Fundamentals of ETL Service Architecture
ETL service comprises of two parts: Staging engine and Storage Service. Staging engine manages staging process for all data received from several source systems. It interfaces with the AWB scheduler and monitor for scheduling and monitoring data load processes. However, Storage Service manages and provides access to data targets in SAP BW and the aggregates that are stored in relational and multidimensional database management systems.
It is true, however, that the extraction technology provided as an integral part of SAP BW is restricted to database management systems supported by mySAP technology and that it does not allow extracting data from other database systems like IBM IMS and Sybase. It also does not support proprietary file formats such as dBase file formats, Microsoft Access file formats, Microsoft Excel file formats, and others. On the other hand, the ETL services layer of SAP BW provides all the functionality required to load data from non-SAP systems in exactly the same way as it does for data from SAP systems. SAP BW does not in fact distinguish between different types of source systems after data has arrived in the staging area. The ETL services layer provides open interfaces for loading non-SAP data.
Extraction at Service Levels
SAP BW can be integrated with other SAP components based on application programming interface (API) service. It provides a framework to enable comprehensive data replication based on data extractors that encapsulate the application logic. Data Extractor fills the extract structure of data source with a data from data source and offers sophisticated handling of changes. In addition to supporting extractors, the service APIs also enable online access via RemoteCube technology and flexible staging for hierarchies. On the other hand SAP provides an open interface called Staging Business Application Programming Interface (BAPI) to extract data from non-SAP sources. BAPI serves the purpose of connecting third- party ETL tools to SAP BW and provides access to SAP BW objects which facilitates use of customer extraction routines. Data can be extracted at the database level by using: DB connect, flat files and XML. DB connect facilitates extraction directly from DBMS. In this the metadata files are loaded by replicating metadata tables and views into the metadatory repository of SAP BW. Data can also be uploaded from flat files by creating routines for extraction of data and XML files can be extracted through XML via Administrator Workbench in SAP BW.
Components of ETL Services at Database of File Level
Operational Data Store: It stores detailed data and supports tactical, day-to-day decision making.

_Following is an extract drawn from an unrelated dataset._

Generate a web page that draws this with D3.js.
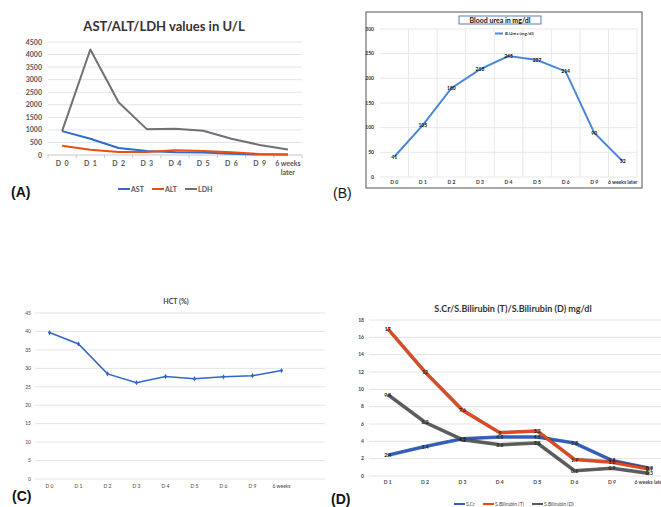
<!DOCTYPE html>
<html><head><meta charset="utf-8">
<script src="https://cdn.jsdelivr.net/npm/d3@7"></script>
<style>body{margin:0;background:#fff}svg{display:block;font-family:Lato,"Liberation Sans",sans-serif}.pl{font-family:"Liberation Sans",Arial,sans-serif}</style>
</head><body>
<svg id="c" width="661" height="507"></svg>
<script>
// ---- Panel A data ----
const catsA = ["D 0","D 1","D 2","D 3","D 4","D 5","D 6","D 9","6 weeks later"];
const ticksA = [0,500,1000,1500,2000,2500,3000,3500,4000,4500];
const astA = [950,650,280,160,105,95,50,15,15];
const altA = [370,210,120,120,185,160,105,40,20];
const ldhA = [950,4200,2100,1030,1045,965,650,400,215];
// ---- Panel B data ----
const catsB = ["D 0","D 1","D 2","D 3","D 4","D 5","D 6","D 9","6 weeks later"];
const ticksB = [0,50,100,150,200,250,300];
const ureaB = [41,105,180,218,245,237,214,90,32];
// ---- Panel C data ----
const catsC = ["D 0","D 1","D 2","D 3","D 4","D 5","D 6","D 9","6 weeks"];
const ticksC = [0,5,10,15,20,25,30,35,40,45];
const hctC = [39.7,36.6,28.5,26.1,27.8,27.2,27.7,28.0,29.4];
// ---- Panel D data ----
const catsD = ["D 1","D 2","D 3","D 4","D 5","D 6","D 9","6 weeks later"];
const ticksD = [0,2,4,6,8,10,12,14,16,18];
const scrD = [2.4,3.4,4.3,4.5,4.5,3.8,1.8,0.9];
const bilTD = [17,12,7.6,5.0,5.2,1.9,1.6,0.8];
const bilDD = [9.4,6.2,4.2,3.6,3.8,0.6,0.9,0.3];
const labScr = ["2.4","3.4","4.3","4.5","4.5","3.8","1.8","0.9"];
const labT = ["17","12","7.6","5","5.2","1.9","1.6","0.9"];
const labD = ["9.4","6.2","4.2","3.6","3.8","0.6","0.9","0.3"];

const svg = d3.select("#c");

// ================= Panel A =================
(function(){
  const g = svg.append("g");
  const xb = d3.scaleBand().domain(catsA).range([48,302]);
  const y = d3.scaleLinear().domain([0,4500]).range([155,42]);
  g.selectAll(".gl").data(ticksA.filter(t=>t>0)).join("line")
    .attr("x1",48).attr("x2",302).attr("y1",d=>y(d)).attr("y2",d=>y(d))
    .attr("stroke","#dfe4ec").attr("stroke-width",1);
  g.append("line").attr("x1",48).attr("x2",302).attr("y1",y(0)).attr("y2",y(0)).attr("stroke","#c8c8c8");
  g.selectAll(".tk").data(d3.range(0,10)).join("line")
    .attr("x1",d=>48+d*xb.step()).attr("x2",d=>48+d*xb.step()).attr("y1",155).attr("y2",158).attr("stroke","#c8c8c8");
  g.selectAll(".yl").data(ticksA).join("text")
    .attr("x",42).attr("y",d=>y(d)+2.5).attr("text-anchor","end")
    .attr("font-size",7).attr("font-weight","bold").attr("fill","#555").text(d=>d);
  catsA.forEach((c,i)=>{
    const cx = xb(c)+xb.bandwidth()/2;
    if(c==="6 weeks later"){
      g.append("text").attr("x",cx).attr("y",166).attr("text-anchor","middle").attr("font-size",7).attr("font-weight","bold").attr("fill","#555").text("6 weeks");
      g.append("text").attr("x",cx).attr("y",175).attr("text-anchor","middle").attr("font-size",7).attr("font-weight","bold").attr("fill","#555").text("later");
    } else {
      g.append("text").attr("x",cx).attr("y",166).attr("text-anchor","middle").attr("font-size",7).attr("font-weight","bold").attr("fill","#555").attr("xml:space","preserve").text(c.replace(" ","  "));
    }
  });
  const line = d3.line().x((d,i)=>xb(catsA[i])+xb.bandwidth()/2).y(d=>y(d));
  const series = [[ldhA,"#707070","LDH"],[astA,"#2e6bd1","AST"],[altA,"#f04c12","ALT"]];
  series.forEach(s=>{
    g.append("path").datum(s[0]).attr("d",line).attr("fill","none").attr("stroke",s[1]).attr("stroke-width",2).attr("stroke-linejoin","round");
  });
  g.append("text").attr("x",164).attr("y",31).attr("text-anchor","middle").attr("font-size",13).attr("font-weight","bold").attr("fill","#333").text("AST/ALT/LDH values in U/L");
  const leg = [["AST","#2e6bd1",118],["ALT","#f04c12",152],["LDH","#707070",185]];
  leg.forEach(l=>{
    g.append("line").attr("x1",l[2]).attr("x2",l[2]+12).attr("y1",189).attr("y2",189).attr("stroke",l[1]).attr("stroke-width",2);
    g.append("text").attr("x",l[2]+13).attr("y",191.5).attr("font-size",7).attr("fill","#555").attr("font-weight","bold").text(l[0]);
  });
  g.append("text").attr("class","pl").attr("x",11).attr("y",197).attr("font-size",14).attr("font-weight","bold").attr("fill","#111").text("(A)");
})();

// ================= Panel B =================
(function(){
  const g = svg.append("g");
  g.append("rect").attr("x",366).attr("y",12).attr("width",276).attr("height",176).attr("fill","#fff").attr("stroke","#555").attr("stroke-width",1);
  const xb = d3.scaleBand().domain(catsB).range([380,637]);
  const y = d3.scaleLinear().domain([0,300]).range([177,29]);
  g.selectAll(".gl").data(ticksB).join("line")
    .attr("x1",380).attr("x2",637).attr("y1",d=>y(d)).attr("y2",d=>y(d))
    .attr("stroke","#e8e8e8");
  g.selectAll(".vg").data(d3.range(1,10)).join("line")
    .attr("x1",d=>380+d*xb.step()).attr("x2",d=>380+d*xb.step()).attr("y1",y(300)).attr("y2",y(0))
    .attr("stroke","#e8e8e8");
  g.selectAll(".yl").data(ticksB).join("text")
    .attr("x",374).attr("y",d=>y(d)+1.8).attr("text-anchor","end")
    .attr("font-size",5).attr("font-weight","bold").attr("fill","#333").text(d=>d);
  g.selectAll(".xl").data(catsB).join("text")
    .attr("x",d=>xb(d)+xb.bandwidth()/2).attr("y",184).attr("text-anchor","middle")
    .attr("font-size",5).attr("font-weight","bold").attr("fill","#333").text(d=>d);
  const line = d3.line().x((d,i)=>xb(catsB[i])+xb.bandwidth()/2).y(d=>y(d));
  g.append("path").datum(ureaB).attr("d",line).attr("fill","none").attr("stroke","#4a87d9").attr("stroke-width",2);
  g.selectAll(".dl").data(ureaB).join("text")
    .attr("x",(d,i)=>xb(catsB[i])+xb.bandwidth()/2).attr("y",d=>y(d)+2)
    .attr("text-anchor","middle").attr("font-size",5).attr("font-weight","bold").attr("fill","#111").text(d=>d);
  g.append("rect").attr("x",459).attr("y",16).attr("width",82).attr("height",8).attr("fill","#fff").attr("stroke","#5b7fae").attr("stroke-width",1);
  g.append("text").attr("x",500).attr("y",22.5).attr("text-anchor","middle").attr("font-size",7).attr("font-weight","bold").attr("fill","#111").text("Blood urea in mg/dl");
  g.append("line").attr("x1",495).attr("x2",503).attr("y1",33.5).attr("y2",33.5).attr("stroke","#4a87d9").attr("stroke-width",2);
  g.append("text").attr("x",505).attr("y",35).attr("font-size",4.5).attr("font-weight","bold").attr("fill","#333").text("B.Urea (mg/dl)");
  g.append("text").attr("class","pl").attr("x",333).attr("y",198).attr("font-size",14).attr("fill","#111").text("(B)");
})();

// ================= Panel C =================
(function(){
  const g = svg.append("g");
  const xb = d3.scaleBand().domain(catsC.concat([""])).range([35,325]);
  const y = d3.scaleLinear().domain([0,45]).range([479,313]);
  g.selectAll(".gl").data(ticksC).join("line")
    .attr("x1",35).attr("x2",325).attr("y1",d=>y(d)).attr("y2",d=>y(d))
    .attr("stroke","#e4e4e4");
  g.selectAll(".yl").data(ticksC).join("text")
    .attr("x",31).attr("y",d=>y(d)+1.8).attr("text-anchor","end")
    .attr("font-size",5).attr("fill","#444").text(d=>d);
  g.selectAll(".xl").data(catsC).join("text")
    .attr("x",d=>xb(d)+xb.bandwidth()/2).attr("y",488).attr("text-anchor","middle")
    .attr("font-size",5).attr("fill","#444").text(d=>d);
  const cx = (d,i)=>xb(catsC[i])+xb.bandwidth()/2;
  const line = d3.line().x(cx).y(d=>y(d));
  g.append("path").datum(hctC).attr("d",line).attr("fill","none").attr("stroke","#2f66c8").attr("stroke-width",1.5);
  g.selectAll(".mk").data(hctC).join("path")
    .attr("d",d3.symbol(d3.symbolDiamond,8))
    .attr("transform",(d,i)=>`translate(${cx(d,i)},${y(d)})`).attr("fill","#2f66c8");
  g.append("text").attr("x",176).attr("y",304).attr("text-anchor","middle").attr("font-size",7).attr("font-weight","bold").attr("fill","#444").text("HCT (%)");
  g.append("text").attr("class","pl").attr("x",12).attr("y",501).attr("font-size",14).attr("font-weight","bold").attr("fill","#111").text("(C)");
})();

// ================= Panel D =================
(function(){
  const g = svg.append("g");
  const xb = d3.scaleBand().domain(catsD).range([369,668]);
  const y = d3.scaleLinear().domain([0,18]).range([476,320]);
  g.selectAll(".gl").data(ticksD).join("line")
    .attr("x1",369).attr("x2",661).attr("y1",d=>y(d)).attr("y2",d=>y(d))
    .attr("stroke","#e4e4e4");
  g.selectAll(".yl").data(ticksD).join("text")
    .attr("x",364).attr("y",d=>y(d)+1.8).attr("text-anchor","end")
    .attr("font-size",5).attr("font-weight","bold").attr("fill","#444").text(d=>d);
  g.selectAll(".xl").data(catsD).join("text")
    .attr("x",d=>xb(d)+xb.bandwidth()/2).attr("y",484).attr("text-anchor","middle")
    .attr("font-size",5).attr("font-weight","bold").attr("fill","#444").text(d=>d);
  const cx = (d,i)=>xb(catsD[i])+xb.bandwidth()/2;
  const line = d3.line().x(cx).y(d=>y(d));
  const series = [[scrD,"#2e5fbd","#1d3d7a",labScr],[bilDD,"#5a5a5a","#333",labD],[bilTD,"#e8461a","#7a2a10",labT]];
  series.forEach(s=>{
    g.append("path").datum(s[0]).attr("d",line).attr("fill","none").attr("stroke",s[2]).attr("stroke-width",3.6).attr("stroke-linejoin","round").attr("opacity",0.7);
    g.append("path").datum(s[0]).attr("d",line).attr("fill","none").attr("stroke",s[1]).attr("stroke-width",2.4).attr("stroke-linejoin","round");
  });
  series.forEach(s=>{
    g.selectAll(null).data(s[0]).join("text")
      .attr("x",cx).attr("y",d=>y(d)+2)
      .attr("text-anchor","middle").attr("font-size",5).attr("font-weight","bold").attr("fill","#222").text((d,i)=>s[3][i]);
  });
  g.append("text").attr("x",513).attr("y",312).attr("text-anchor","middle").attr("font-size",9).attr("font-weight","bold").attr("fill","#333").text("S.Cr/S.Bilirubin (T)/S.Bilirubin (D) mg/dl");
  const leg = [["S.Cr","#2e5fbd",454],["S.Bilirubin (T)","#e8461a",483],["S.Bilirubin (D)","#5a5a5a",532]];
  leg.forEach(l=>{
    g.append("line").attr("x1",l[2]).attr("x2",l[2]+11).attr("y1",504).attr("y2",504).attr("stroke",l[1]).attr("stroke-width",2);
    g.append("text").attr("x",l[2]+12).attr("y",506).attr("font-size",5).attr("fill","#444").text(l[0]);
  });
  g.append("text").attr("class","pl").attr("x",331).attr("y",504).attr("font-size",14).attr("font-weight","bold").attr("fill","#111").text("(D)");
})();
</script>
</body></html>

A SAP view ODS as a near real-time informational environment that supports operational reporting by interacting with existing transactional systems, data warehouses, or analytical applications. SAP BW allows flexible access to data in the ODS, the data warehouse, and the multidimensional models.

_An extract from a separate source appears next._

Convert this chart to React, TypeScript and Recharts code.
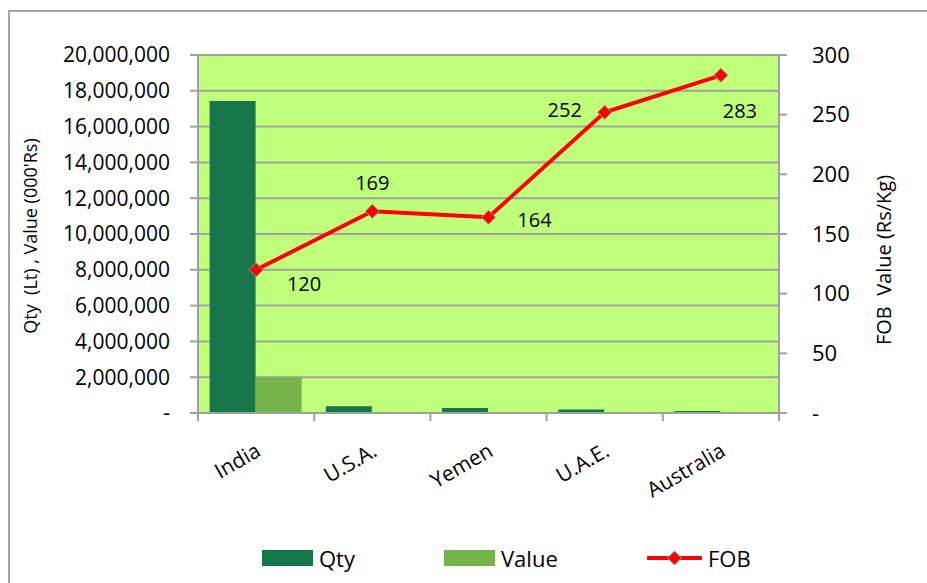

Data Marts: A data mart provides the data needed by a decentralized function, department, or business area. You need to weight the pros and cons before developing a data mart. For example, a data mart can be implemented faster and cheaper than a data warehouse, sometimes costing 80% less than a full data warehouse. But as data marts proliferate, the cost advantages can disappear. The IT organization must maintain the individual data marts and the multitude of ETL and warehouse management processes that go with them. Multiple data marts can complicate data integration efforts, increase the amount of inconsistent data, require more business rules, and create the data stovepipes that data warehousing strives to eliminate.
Interfaces: The data mart interface enables users to transfer and update transactional data and metadata from one SAP BW system to other SAP BW systems.

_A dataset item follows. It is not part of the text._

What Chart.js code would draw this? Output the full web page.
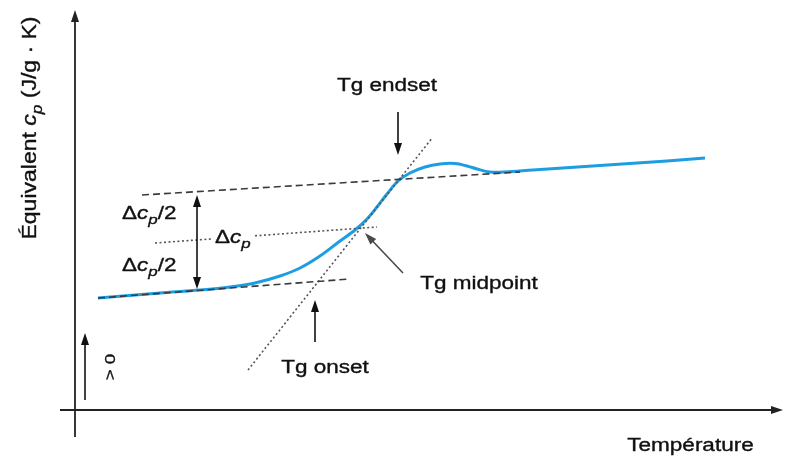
<!DOCTYPE html>
<html><head><meta charset="utf-8">
<script src="https://cdn.jsdelivr.net/npm/chart.js@4/dist/chart.umd.min.js"></script>
<style>html,body{margin:0;padding:0;background:#fff;} #wrap{width:787px;height:462px;position:relative;}</style>
</head><body><div id="wrap"><canvas id="c"></canvas></div>
<script>
// Schematic DSC glass transition: temperature and equivalent cp in arbitrary units (origin at the axes' crossing)
const curveT  = [23, 85, 125, 155, 180, 205, 225, 245, 265, 280, 292, 302, 312, 323, 335, 350, 365, 380, 392, 402, 415, 430, 458, 525, 592, 630];
const curveCp = [112, 117, 120, 123, 127, 134, 142, 154, 169, 180, 191, 203, 216, 229, 237, 243, 246, 246.5, 244, 241, 238, 238, 240, 244.5, 249, 252];
const glassBaseT   = [23, 275];   const glassBaseCp   = [112, 131];
const liquidBaseT  = [67, 445];   const liquidBaseCp  = [215, 238];
const tangentT     = [173, 357];  const tangentCp     = [40, 271.8];
const halfLineT1   = [80, 137];   const halfLineCp1   = [167, 171.1];
const halfLineT2   = [180, 302];  const halfLineCp2   = [174.2, 183];

const pts = (xs, ys) => xs.map((x, i) => ({x: x, y: ys[i]}));
const FAM = '"Liberation Sans", Arial, sans-serif';
const INK = '#111';

function richText(ctx, segs, x, y, o) {
  ctx.save();
  ctx.translate(x, y);
  if (o.rot) ctx.rotate(o.rot);
  ctx.scale(o.stretch || 1.25, 1);
  ctx.fillStyle = o.color || INK;
  ctx.strokeStyle = o.color || INK;
  ctx.lineWidth = 0.35;
  ctx.textBaseline = 'alphabetic';
  ctx.textAlign = 'left';
  const fontFor = s => (s.italic ? 'italic ' : '') + (s.sub ? o.size * 0.75 : o.size) + 'px ' + FAM;
  let total = 0;
  segs.forEach(s => { ctx.font = fontFor(s); total += ctx.measureText(s.t).width; });
  let cx = o.align === 'center' ? -total / 2 : 0;
  segs.forEach(s => {
    ctx.font = fontFor(s);
    const dy = s.sub ? o.size * 0.3 : 0;
    ctx.fillText(s.t, cx, dy);
    ctx.strokeText(s.t, cx, dy);
    cx += ctx.measureText(s.t).width;
  });
  ctx.restore();
}
function head(ctx, x1, y1, x2, y2, hl, hw) {
  const a = Math.atan2(y2 - y1, x2 - x1), c = Math.cos(a), s = Math.sin(a);
  ctx.beginPath();
  ctx.moveTo(x2, y2);
  ctx.lineTo(x2 - c * hl - s * hw, y2 - s * hl + c * hw);
  ctx.lineTo(x2 - c * hl + s * hw, y2 - s * hl - c * hw);
  ctx.closePath(); ctx.fill();
}
function arrow(ctx, x1, y1, x2, y2, o) {
  const hl = o.hl || 12, hw = o.hw || 4, both = o.both;
  const a = Math.atan2(y2 - y1, x2 - x1), c = Math.cos(a), s = Math.sin(a);
  ctx.save();
  ctx.strokeStyle = o.color || INK; ctx.fillStyle = o.color || INK; ctx.lineWidth = o.width || 1.6;
  ctx.beginPath();
  ctx.moveTo(both ? x1 + c * hl * 0.8 : x1, both ? y1 + s * hl * 0.8 : y1);
  ctx.lineTo(x2 - c * hl * 0.8, y2 - s * hl * 0.8);
  ctx.stroke();
  head(ctx, x1, y1, x2, y2, hl, hw);
  if (both) head(ctx, x2, y2, x1, y1, hl, hw);
  ctx.restore();
}

const annot = {
  id: 'annot',
  beforeDatasetsDraw(chart) {
    const ctx = chart.ctx, X = v => chart.scales.x.getPixelForValue(v), Y = v => chart.scales.y.getPixelForValue(v);
    ctx.save();
    ctx.strokeStyle = '#222'; ctx.lineWidth = 1.8;
    ctx.beginPath(); ctx.moveTo(X(0), Y(-27)); ctx.lineTo(X(0), Y(392)); ctx.stroke();
    ctx.beginPath(); ctx.moveTo(X(-15), Y(0)); ctx.lineTo(X(700), Y(0)); ctx.stroke();
    ctx.fillStyle = '#222';
    head(ctx, X(0), Y(380), X(0), Y(400), 12, 4);
    head(ctx, X(690), Y(0), X(708), Y(0), 12, 4);
    ctx.restore();
  },
  afterDatasetsDraw(chart) {
    const ctx = chart.ctx, X = v => chart.scales.x.getPixelForValue(v), Y = v => chart.scales.y.getPixelForValue(v);
    arrow(ctx, X(10), Y(10), X(10), Y(77), {});
    arrow(ctx, X(122), Y(121), X(122), Y(215), {both: true});
    arrow(ctx, X(323), Y(298), X(323), Y(255), {});
    arrow(ctx, X(240), Y(68), X(240), Y(110), {});
    arrow(ctx, X(328), Y(137), X(290), Y(177), {color: '#4a4a4a'});
    richText(ctx, [{t: 'Tg endset'}], X(312), Y(319), {size: 18, align: 'center'});
    richText(ctx, [{t: 'Tg midpoint'}], X(404), Y(121), {size: 18, align: 'center'});
    richText(ctx, [{t: 'Tg onset'}], X(250), Y(37), {size: 18, align: 'center'});
    richText(ctx, [{t: 'Température'}], X(615.5), Y(-41), {size: 18, align: 'center'});
    const dcp2 = [{t: '\u0394'}, {t: 'c', italic: true}, {t: 'p', italic: true, sub: true}, {t: '/2'}];
    richText(ctx, dcp2, X(47), Y(191), {size: 18});
    richText(ctx, dcp2, X(47), Y(139), {size: 18});
    richText(ctx, [{t: '\u0394'}, {t: 'c', italic: true}, {t: 'p', italic: true, sub: true}], X(140), Y(167), {size: 18});
    richText(ctx, [{t: '\u00C9quivalent '}, {t: 'c', italic: true}, {t: 'p', italic: true, sub: true}, {t: ' (J/g \u00B7 K)'}],
      X(-39), Y(282), {size: 20, stretch: 1.15, align: 'center', rot: -Math.PI / 2});
    richText(ctx, [{t: '> 0'}], X(40), Y(43), {size: 15, align: 'center', rot: -Math.PI / 2});
  }
};

const dash = {borderColor: '#3a3a3a', borderWidth: 1.6, borderDash: [7, 4], pointRadius: 0, fill: false, tension: 0};
const dot  = {borderColor: '#555', borderWidth: 1.6, borderDash: [2, 2.5], pointRadius: 0, fill: false, tension: 0};

new Chart(document.getElementById('c'), {
  type: 'line',
  data: {
    datasets: [
      Object.assign({label: 'glass baseline', data: pts(glassBaseT, glassBaseCp)}, dash),
      Object.assign({label: 'liquid baseline', data: pts(liquidBaseT, liquidBaseCp)}, dash),
      Object.assign({label: 'inflection tangent', data: pts(tangentT, tangentCp)}, dot),
      Object.assign({label: 'half step a', data: pts(halfLineT1, halfLineCp1)}, dot),
      Object.assign({label: 'half step b', data: pts(halfLineT2, halfLineCp2)}, dot),
      {label: 'cp', data: pts(curveT, curveCp), borderColor: '#1e9de3', borderWidth: 3, pointRadius: 0,
       fill: false, tension: 0.35, order: 1}
    ]
  },
  options: {
    responsive: true, maintainAspectRatio: false, animation: false,
    layout: {padding: 0},
    scales: {
      x: {type: 'linear', min: -75, max: 712, display: false},
      y: {type: 'linear', min: -52, max: 410, display: false}
    },
    plugins: {legend: {display: false}, tooltip: {enabled: false}}
  },
  plugins: [annot]
});
</script>
</body></html>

Open Hub Services: The open hub service is used to share data in SAP BW with non-SAP data marts, analytical applications, and other applications. This service controls data distribution and maintains data consistency across systems. With the open hub service, actual data and the corresponding metadata are retrieved from InfoCubes or ODS objects.
Understanding the role of storage services layers in architectural model
Master data manager: Master Data Manager generates the master data infrastructure containing master data tables as well as master data update and the retrieval routines. It also maintains master data and provides access to master data for use by SAP BW reporting components and for exporting to other data warehouse services for analysis and access services.
ODS Manager: ODS manager generates ODS data object infrastructure. It maintains an active data table for maintaining ODS object data, a change log for every update applied to the ODS object data as part of application process and provides access to ODS object data for SAP BW reporting and analysis functionality.
Archiving Manager: The Archiving Manager stores unused, dormant data in an archive with the help of Archive Development Kit (ADK). ADK is connected to the SAP BW via Archiving Manager. It also keeps track of relevant metadata such as Infocubes and ODS objects which possibly will change over time.
InfoCube Manager: It serves the function of generating the InfoCube Meta tables. It maintains InfoCube data tables and provides access to InfoCube data tables for SAP BW reporting and analysis.
|